> TO BE DONE
The listing below must be repeated word for word, with its images excluded.

> DATA BLOCK
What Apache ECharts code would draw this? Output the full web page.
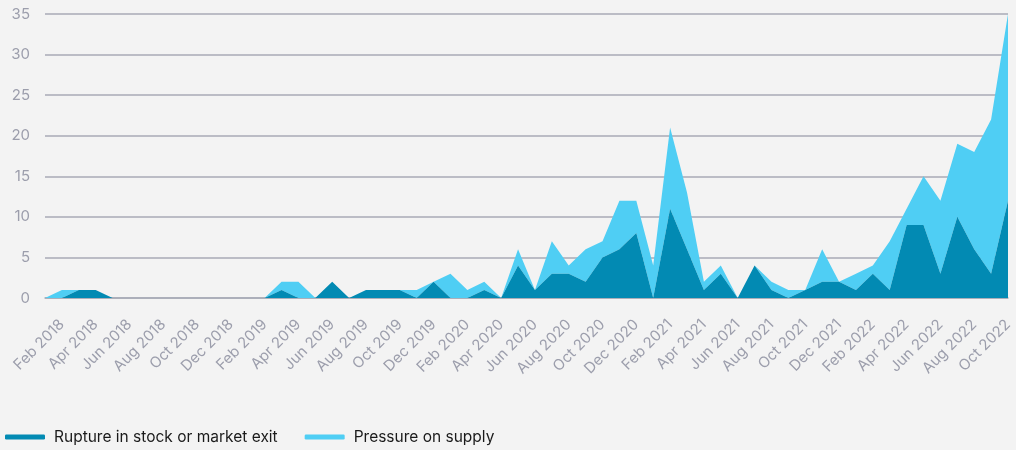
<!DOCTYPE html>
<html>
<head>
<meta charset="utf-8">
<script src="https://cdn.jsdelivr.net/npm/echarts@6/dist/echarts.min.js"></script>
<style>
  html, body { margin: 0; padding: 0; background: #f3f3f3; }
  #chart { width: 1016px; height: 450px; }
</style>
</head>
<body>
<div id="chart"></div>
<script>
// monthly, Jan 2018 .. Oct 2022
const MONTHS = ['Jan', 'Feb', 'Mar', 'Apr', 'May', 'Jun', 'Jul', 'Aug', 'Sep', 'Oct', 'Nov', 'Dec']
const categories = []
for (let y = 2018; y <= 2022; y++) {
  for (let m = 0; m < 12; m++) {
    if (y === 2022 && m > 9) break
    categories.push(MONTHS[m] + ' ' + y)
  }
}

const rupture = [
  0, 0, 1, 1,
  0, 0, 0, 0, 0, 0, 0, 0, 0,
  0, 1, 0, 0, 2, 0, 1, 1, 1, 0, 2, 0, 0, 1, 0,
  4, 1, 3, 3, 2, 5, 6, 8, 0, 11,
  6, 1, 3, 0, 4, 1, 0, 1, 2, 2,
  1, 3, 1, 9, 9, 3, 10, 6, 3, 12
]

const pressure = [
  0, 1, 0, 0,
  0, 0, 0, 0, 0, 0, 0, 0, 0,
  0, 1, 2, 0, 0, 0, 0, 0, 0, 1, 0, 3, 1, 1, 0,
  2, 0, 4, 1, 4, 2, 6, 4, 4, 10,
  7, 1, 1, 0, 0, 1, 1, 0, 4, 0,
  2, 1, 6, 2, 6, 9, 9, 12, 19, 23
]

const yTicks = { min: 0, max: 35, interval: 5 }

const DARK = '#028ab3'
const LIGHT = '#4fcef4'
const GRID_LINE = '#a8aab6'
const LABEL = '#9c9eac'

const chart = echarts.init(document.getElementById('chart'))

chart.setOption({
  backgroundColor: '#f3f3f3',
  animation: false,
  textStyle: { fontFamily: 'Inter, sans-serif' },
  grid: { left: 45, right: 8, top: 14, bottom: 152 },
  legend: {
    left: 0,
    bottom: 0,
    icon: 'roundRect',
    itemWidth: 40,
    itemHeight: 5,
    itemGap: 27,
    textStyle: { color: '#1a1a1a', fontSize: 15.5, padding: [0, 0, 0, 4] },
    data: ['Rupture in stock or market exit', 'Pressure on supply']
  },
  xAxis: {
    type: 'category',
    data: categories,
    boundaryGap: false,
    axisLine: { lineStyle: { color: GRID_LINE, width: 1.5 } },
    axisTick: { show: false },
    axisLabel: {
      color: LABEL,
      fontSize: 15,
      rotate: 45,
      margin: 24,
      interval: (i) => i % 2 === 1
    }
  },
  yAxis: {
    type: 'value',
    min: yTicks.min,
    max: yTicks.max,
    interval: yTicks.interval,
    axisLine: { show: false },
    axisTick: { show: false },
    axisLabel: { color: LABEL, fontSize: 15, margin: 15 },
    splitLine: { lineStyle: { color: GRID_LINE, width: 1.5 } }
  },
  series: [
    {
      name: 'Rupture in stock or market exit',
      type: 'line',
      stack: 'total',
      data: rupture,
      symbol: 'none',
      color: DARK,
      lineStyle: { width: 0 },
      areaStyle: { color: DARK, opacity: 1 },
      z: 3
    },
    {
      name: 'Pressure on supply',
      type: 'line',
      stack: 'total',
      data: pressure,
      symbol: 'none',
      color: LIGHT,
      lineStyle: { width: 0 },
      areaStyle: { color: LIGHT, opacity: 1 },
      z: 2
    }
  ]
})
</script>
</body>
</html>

> RESULT FOR THIS TASK
What Apache ECharts code would draw this? Output the full web page.
<!DOCTYPE html>
<html>
<head>
<meta charset="utf-8">
<script src="https://cdn.jsdelivr.net/npm/echarts@6/dist/echarts.min.js"></script>
<style>
  html, body { margin: 0; padding: 0; background: #f3f3f3; }
  #chart { width: 1016px; height: 450px; }
</style>
</head>
<body>
<div id="chart"></div>
<script>
// monthly, Jan 2018 .. Oct 2022
const MONTHS = ['Jan', 'Feb', 'Mar', 'Apr', 'May', 'Jun', 'Jul', 'Aug', 'Sep', 'Oct', 'Nov', 'Dec']
const categories = []
for (let y = 2018; y <= 2022; y++) {
  for (let m = 0; m < 12; m++) {
    if (y === 2022 && m > 9) break
    categories.push(MONTHS[m] + ' ' + y)
  }
}

const rupture = [
  0, 0, 1, 1,
  0, 0, 0, 0, 0, 0, 0, 0, 0,
  0, 1, 0, 0, 2, 0, 1, 1, 1, 0, 2, 0, 0, 1, 0,
  4, 1, 3, 3, 2, 5, 6, 8, 0, 11,
  6, 1, 3, 0, 4, 1, 0, 1, 2, 2,
  1, 3, 1, 9, 9, 3, 10, 6, 3, 12
]

const pressure = [
  0, 1, 0, 0,
  0, 0, 0, 0, 0, 0, 0, 0, 0,
  0, 1, 2, 0, 0, 0, 0, 0, 0, 1, 0, 3, 1, 1, 0,
  2, 0, 4, 1, 4, 2, 6, 4, 4, 10,
  7, 1, 1, 0, 0, 1, 1, 0, 4, 0,
  2, 1, 6, 2, 6, 9, 9, 12, 19, 23
]

const yTicks = { min: 0, max: 35, interval: 5 }

const DARK = '#028ab3'
const LIGHT = '#4fcef4'
const GRID_LINE = '#a8aab6'
const LABEL = '#9c9eac'

const chart = echarts.init(document.getElementById('chart'))

chart.setOption({
  backgroundColor: '#f3f3f3',
  animation: false,
  textStyle: { fontFamily: 'Inter, sans-serif' },
  grid: { left: 45, right: 8, top: 14, bottom: 152 },
  legend: {
    left: 0,
    bottom: 0,
    icon: 'roundRect',
    itemWidth: 40,
    itemHeight: 5,
    itemGap: 27,
    textStyle: { color: '#1a1a1a', fontSize: 15.5, padding: [0, 0, 0, 4] },
    data: ['Rupture in stock or market exit', 'Pressure on supply']
  },
  xAxis: {
    type: 'category',
    data: categories,
    boundaryGap: false,
    axisLine: { lineStyle: { color: GRID_LINE, width: 1.5 } },
    axisTick: { show: false },
    axisLabel: {
      color: LABEL,
      fontSize: 15,
      rotate: 45,
      margin: 24,
      interval: (i) => i % 2 === 1
    }
  },
  yAxis: {
    type: 'value',
    min: yTicks.min,
    max: yTicks.max,
    interval: yTicks.interval,
    axisLine: { show: false },
    axisTick: { show: false },
    axisLabel: { color: LABEL, fontSize: 15, margin: 15 },
    splitLine: { lineStyle: { color: GRID_LINE, width: 1.5 } }
  },
  series: [
    {
      name: 'Rupture in stock or market exit',
      type: 'line',
      stack: 'total',
      data: rupture,
      symbol: 'none',
      color: DARK,
      lineStyle: { width: 0 },
      areaStyle: { color: DARK, opacity: 1 },
      z: 3
    },
    {
      name: 'Pressure on supply',
      type: 'line',
      stack: 'total',
      data: pressure,
      symbol: 'none',
      color: LIGHT,
      lineStyle: { width: 0 },
      areaStyle: { color: LIGHT, opacity: 1 },
      z: 2
    }
  ]
})
</script>
</body>
</html>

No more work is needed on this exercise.